After looking around on good for a couple of hours, I found the answer. The answer is "Yes, you can setup a local repository on your network."

Here is what I did to set up a local repository.

  1. I downloaded and installed the minimal version of CentOS 6.4.
    * The nice thing I just found out about version 6.4 is that the Hyper-V drivers are included now, so no more downloading and installing the Linux Integration Components. That saves a great deal of time.
  2. After the install finished, I set SELINUX to disabled and turned off the firewall and did a reboot. I know this is not the wisest thing to do, but hey, the only thing the server is doing is updating other servers.
    - To disable SELINUX, open /etc/selinux/config, change "SELINUX=enforcing" to "SELINUX=disabled"
    - To disable the firewall, type "chkconfig iptables off" and "chkconfig ip6tables off"
    - Type "reboot" to restart the server.
  3. Install http, php, and rsync. This will set the server up as a web server. You will use rsync to download a copy of a public repository to your local repository server.
    - Type "yum install -y http php rsync"
  4. Now, configure the http service to start on bootup and start the http service.
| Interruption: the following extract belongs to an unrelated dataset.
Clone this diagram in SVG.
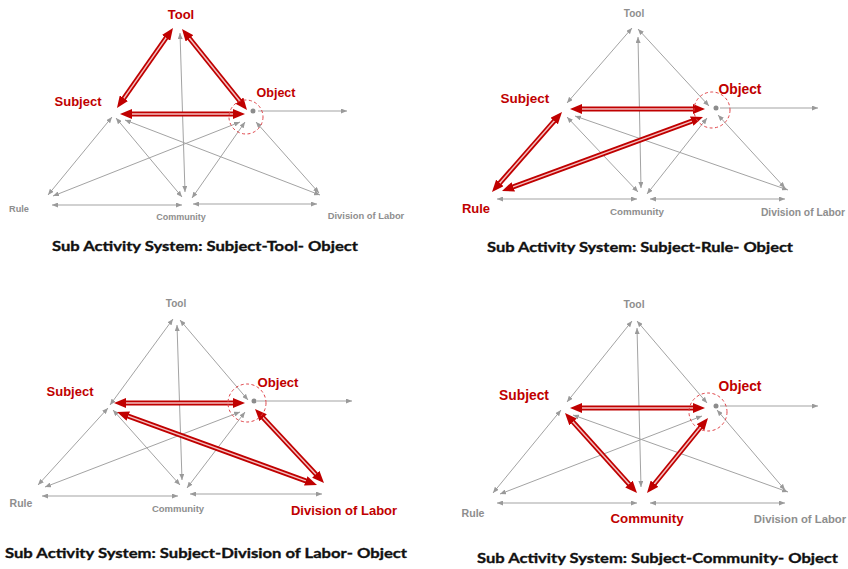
<svg xmlns="http://www.w3.org/2000/svg" width="848" height="569" viewBox="0 0 848 569">
  <style>
    .g { stroke: #a3a3a3; stroke-width: 1; fill: none; marker-start: url(#ga); marker-end: url(#ga); }
    .g1 { stroke: #a3a3a3; stroke-width: 1; fill: none; marker-end: url(#ga); }
    .ro { stroke: #c00000; stroke-width: 5; fill: none; }
    .ri { stroke: #f3c0c0; stroke-width: 1.5; fill: none; }
    .rm { stroke: none; fill: none; marker-start: url(#ra); marker-end: url(#ra); }
    .ring { fill: none; stroke: #e0454a; stroke-width: 1; stroke-dasharray: 3 2.5; }
    .dot { fill: #8c8c8c; }
    .lr { font-family: "Liberation Sans", Arial, sans-serif; font-weight: bold; fill: #c00000; text-anchor: middle; }
    .lg { font-family: "Liberation Sans", Arial, sans-serif; font-weight: bold; fill: #8e8e8e; text-anchor: middle; }
    .cap { font-family: "Lato", "Open Sans", sans-serif; font-weight: bold; font-size: 14px; fill: #111; stroke: #111; stroke-width: 0.35; }
  </style>
  <defs>
    <marker id="ga" viewBox="0 0 6 5" refX="6" refY="2.5" markerWidth="6" markerHeight="5" markerUnits="userSpaceOnUse" orient="auto-start-reverse">
      <path d="M0,0 L6,2.5 L0,5 z" fill="#9a9a9a"/>
    </marker>
    <marker id="ra" viewBox="0 0 12 10" refX="12" refY="5" markerWidth="12" markerHeight="10" markerUnits="userSpaceOnUse" orient="auto-start-reverse">
      <path d="M0,0 L12,5 L0,10 z" fill="#c00000"/>
    </marker>
  </defs>

  <!-- Panel 1: Subject-Tool-Object -->
  <g id="panel-tool">
    <g id="panel-tool-connectors">
      <line class="g" x1="180" y1="33" x2="185" y2="192"/>
      <line class="g" x1="112" y1="117" x2="48" y2="195"/>
      <line class="g" x1="116" y1="118" x2="182" y2="197"/>
      <line class="g" x1="125" y1="120" x2="320" y2="195"/>
      <line class="g" x1="240" y1="122" x2="53" y2="196"/>
      <line class="g" x1="245" y1="122" x2="192" y2="198"/>
      <line class="g" x1="256" y1="122" x2="319" y2="193"/>
      <line class="g" x1="52" y1="205" x2="182" y2="205"/>
      <line class="g" x1="193" y1="204" x2="317" y2="204"/>
      <line class="g1" x1="258" y1="111" x2="347" y2="111"/>
      <!-- highlighted triad -->
      <line class="ro" x1="122.2" y1="100.6" x2="167.8" y2="35.4"/>
      <line class="ri" x1="122.2" y1="100.6" x2="167.8" y2="35.4"/>
      <line class="rm" x1="117" y1="108" x2="173" y2="28"/>
      <line class="ro" x1="187.6" y1="36" x2="241.4" y2="103"/>
      <line class="ri" x1="187.6" y1="36" x2="241.4" y2="103"/>
      <line class="rm" x1="182" y1="29" x2="247" y2="110"/>
      <line class="ro" x1="129" y1="114" x2="236" y2="114"/>
      <line class="ri" x1="129" y1="114" x2="236" y2="114"/>
      <line class="rm" x1="120" y1="114" x2="245" y2="114"/>
    </g>
    <g id="p1-tool"><text class="lr" x="181" y="19" font-size="13">Tool</text></g>
    <g id="p1-subject"><text class="lr" x="78" y="106" font-size="13">Subject</text></g>
    <g id="p1-object">
      <circle class="ring" cx="246" cy="117" r="17"/>
      <circle class="dot" cx="253" cy="111" r="2.5"/>
      <text class="lr" x="276" y="97" font-size="12.5">Object</text>
    </g>
    <g id="p1-rule"><text class="lg" x="19" y="212" font-size="9.2">Rule</text></g>
    <g id="p1-community"><text class="lg" x="181" y="220" font-size="9">Community</text></g>
    <g id="p1-division"><text class="lg" x="366" y="219" font-size="9.4">Division of Labor</text></g>
    <text class="cap" x="52" y="251" textLength="306" lengthAdjust="spacingAndGlyphs">Sub Activity System: Subject-Tool- Object</text>
  </g>

  <!-- Panel 2: Subject-Rule-Object -->
  <g id="panel-rule">
    <g id="panel-rule-connectors">
      <line class="g" x1="632" y1="28" x2="567" y2="103"/>
      <line class="g" x1="638" y1="29" x2="709" y2="106"/>
      <line class="g" x1="638" y1="37" x2="641" y2="188"/>
      <line class="g" x1="567" y1="117" x2="638" y2="192"/>
      <line class="g" x1="575" y1="116" x2="788" y2="190"/>
      <line class="g" x1="707" y1="118" x2="647" y2="194"/>
      <line class="g" x1="718" y1="115" x2="785" y2="188"/>
      <line class="g" x1="497" y1="199" x2="637" y2="199"/>
      <line class="g" x1="650" y1="199" x2="785" y2="199"/>
      <line class="g1" x1="720" y1="108" x2="818" y2="108"/>
      <line class="ro" x1="579" y1="109" x2="696" y2="109"/>
      <line class="ri" x1="579" y1="109" x2="696" y2="109"/>
      <line class="rm" x1="570" y1="109" x2="705" y2="109"/>
      <line class="ro" x1="497.9" y1="185.2" x2="556.1" y2="118.8"/>
      <line class="ri" x1="497.9" y1="185.2" x2="556.1" y2="118.8"/>
      <line class="rm" x1="492" y1="192" x2="562" y2="112"/>
      <line class="ro" x1="510.4" y1="187.9" x2="694.6" y2="120.1"/>
      <line class="ri" x1="510.4" y1="187.9" x2="694.6" y2="120.1"/>
      <line class="rm" x1="502" y1="191" x2="703" y2="117"/>
    </g>
    <g id="p2-tool"><text class="lg" x="634" y="17" font-size="10">Tool</text></g>
    <g id="p2-subject"><text class="lr" x="525" y="103" font-size="13.5">Subject</text></g>
    <g id="p2-object">
      <circle class="ring" cx="712" cy="110" r="18"/>
      <circle class="dot" cx="716" cy="108" r="2.5"/>
      <text class="lr" x="740" y="94" font-size="13.8">Object</text>
    </g>
    <g id="p2-rule"><text class="lr" x="476" y="213" font-size="13">Rule</text></g>
    <g id="p2-community"><text class="lg" x="637" y="215" font-size="9.8">Community</text></g>
    <g id="p2-division"><text class="lg" x="803" y="216" font-size="10.3">Division of Labor</text></g>
    <text class="cap" x="487" y="252" textLength="306" lengthAdjust="spacingAndGlyphs">Sub Activity System: Subject-Rule- Object</text>
  </g>

  <!-- Panel 3: Subject-Division of Labor-Object -->
  <g id="panel-division">
    <g id="panel-division-connectors">
      <line class="g" x1="173" y1="319" x2="110" y2="405"/>
      <line class="g" x1="180" y1="320" x2="248" y2="400"/>
      <line class="g" x1="177" y1="325" x2="182" y2="480"/>
      <line class="g" x1="108" y1="408" x2="38" y2="485"/>
      <line class="g" x1="113" y1="410" x2="180" y2="485"/>
      <line class="g" x1="240" y1="412" x2="45" y2="487"/>
      <line class="g" x1="245" y1="412" x2="187" y2="488"/>
      <line class="g" x1="42" y1="496" x2="178" y2="496"/>
      <line class="g" x1="190" y1="494" x2="322" y2="494"/>
      <line class="g1" x1="257" y1="401" x2="352" y2="401"/>
      <line class="ro" x1="123" y1="403" x2="236" y2="403"/>
      <line class="ri" x1="123" y1="403" x2="236" y2="403"/>
      <line class="rm" x1="114" y1="403" x2="245" y2="403"/>
      <line class="ro" x1="125.5" y1="415.1" x2="308.5" y2="481.9"/>
      <line class="ri" x1="125.5" y1="415.1" x2="308.5" y2="481.9"/>
      <line class="rm" x1="117" y1="412" x2="317" y2="485"/>
      <line class="ro" x1="261.1" y1="415.6" x2="317.9" y2="476.4"/>
      <line class="ri" x1="261.1" y1="415.6" x2="317.9" y2="476.4"/>
      <line class="rm" x1="255" y1="409" x2="324" y2="483"/>
    </g>
    <g id="p3-tool"><text class="lg" x="176" y="307" font-size="10">Tool</text></g>
    <g id="p3-subject"><text class="lr" x="70" y="396" font-size="13">Subject</text></g>
    <g id="p3-object">
      <circle class="ring" cx="247" cy="403" r="19"/>
      <circle class="dot" cx="254" cy="401" r="2.5"/>
      <text class="lr" x="278" y="387" font-size="13.2">Object</text>
    </g>
    <g id="p3-rule"><text class="lg" x="21" y="507" font-size="10.5">Rule</text></g>
    <g id="p3-community"><text class="lg" x="178" y="512" font-size="9.5">Community</text></g>
    <g id="p3-division"><text class="lr" x="344" y="515" font-size="13">Division of Labor</text></g>
    <text class="cap" x="5" y="558" textLength="402" lengthAdjust="spacingAndGlyphs">Sub Activity System: Subject-Division of Labor- Object</text>
  </g>

  <!-- Panel 4: Subject-Community-Object -->
  <g id="panel-community">
    <g id="panel-community-connectors">
      <line class="g" x1="632" y1="321" x2="567" y2="402"/>
      <line class="g" x1="637" y1="321" x2="707" y2="403"/>
      <line class="g" x1="637" y1="328" x2="641" y2="487"/>
      <line class="g" x1="561" y1="410" x2="493" y2="493"/>
      <line class="g" x1="573" y1="415" x2="788" y2="492"/>
      <line class="g" x1="702" y1="416" x2="500" y2="494"/>
      <line class="g" x1="717" y1="410" x2="785" y2="490"/>
      <line class="g" x1="497" y1="503" x2="637" y2="503"/>
      <line class="g" x1="650" y1="503" x2="785" y2="503"/>
      <line class="g1" x1="720" y1="406" x2="818" y2="406"/>
      <line class="ro" x1="579" y1="408" x2="696" y2="408"/>
      <line class="ri" x1="579" y1="408" x2="696" y2="408"/>
      <line class="rm" x1="570" y1="408" x2="705" y2="408"/>
      <line class="ro" x1="571" y1="419.7" x2="631" y2="486.3"/>
      <line class="ri" x1="571" y1="419.7" x2="631" y2="486.3"/>
      <line class="rm" x1="565" y1="413" x2="637" y2="493"/>
      <line class="ro" x1="702.3" y1="425" x2="652.7" y2="486"/>
      <line class="ri" x1="702.3" y1="425" x2="652.7" y2="486"/>
      <line class="rm" x1="708" y1="418" x2="647" y2="493"/>
    </g>
    <g id="p4-tool"><text class="lg" x="634" y="308" font-size="10.4">Tool</text></g>
    <g id="p4-subject"><text class="lr" x="524" y="400" font-size="13.8">Subject</text></g>
    <g id="p4-object">
      <circle class="ring" cx="708" cy="412" r="19"/>
      <circle class="dot" cx="716" cy="406" r="2.5"/>
      <text class="lr" x="740" y="391" font-size="13.8">Object</text>
    </g>
    <g id="p4-rule"><text class="lg" x="473" y="517" font-size="10.6">Rule</text></g>
    <g id="p4-community"><text class="lr" x="647" y="523" font-size="13.3">Community</text></g>
    <g id="p4-division"><text class="lg" x="800" y="523" font-size="11.3">Division of Labor</text></g>
    <text class="cap" x="477" y="563" textLength="361" lengthAdjust="spacingAndGlyphs">Sub Activity System: Subject-Community- Object</text>
  </g>
</svg>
    - Type "chkconfig --level 345 httpd on" for bootup
    - Type "service httpd start" to start the service
  5. Now, create a folder in the web server directory to keep all the update files. Because I may have different flavors of Linux in the future, I created a directory called "repo" with a sub-directory of "centos", then the different versions
    - Type "mkdir /var/www/html/repo"
  6. Next, sync your local repository with a public one. To save on space, I excluded the isos.
    * If you want to include them, keep in mind that each version of CentOS you want to keep locally, you will need about 20GB of space.
    - Type "rsync --progress -av --delete --delete-excluded --exclude "local*" --exclude "isos" rsync://centos.arcticnetwork.ca/centos/6.4/ /var/www/html/repo/centos/6.4/"
  7. Because of how the repo works, we need to make a sym link from the 6.4 folder like this:
    ln -s /var/www/html/repo/centos/6.4/ /var/www/html/repo/centos/6
  8. On the client computer (the ones needing updates) you need to edit the /etc/yum.repo.d/CentOS-Base.repo
    - Remove the comment mark (#) from all of the baseurl and comment out the mirrorlist.
    - Under baseurl, change "mirror.centos.org" to the IP address of your repository server and add "/repo". Here is how mine looks: "baseurl=http://192.168.1.10/repo/centos/$releasever/os/$basearch/"
  9. Once you have made those changes and saved the file, we need to clear out the old settings. To do this type "yum clean all". 
  10. After you clear out the settings, do a "yum update" and you will see that the client computer/server is now going to your local repository for its updates. 
Once I finished setting up my local repository, I was able to update four servers in less than 10 minutes and one was a newly created server. That is a lot faster than the 30 minutes each server took before.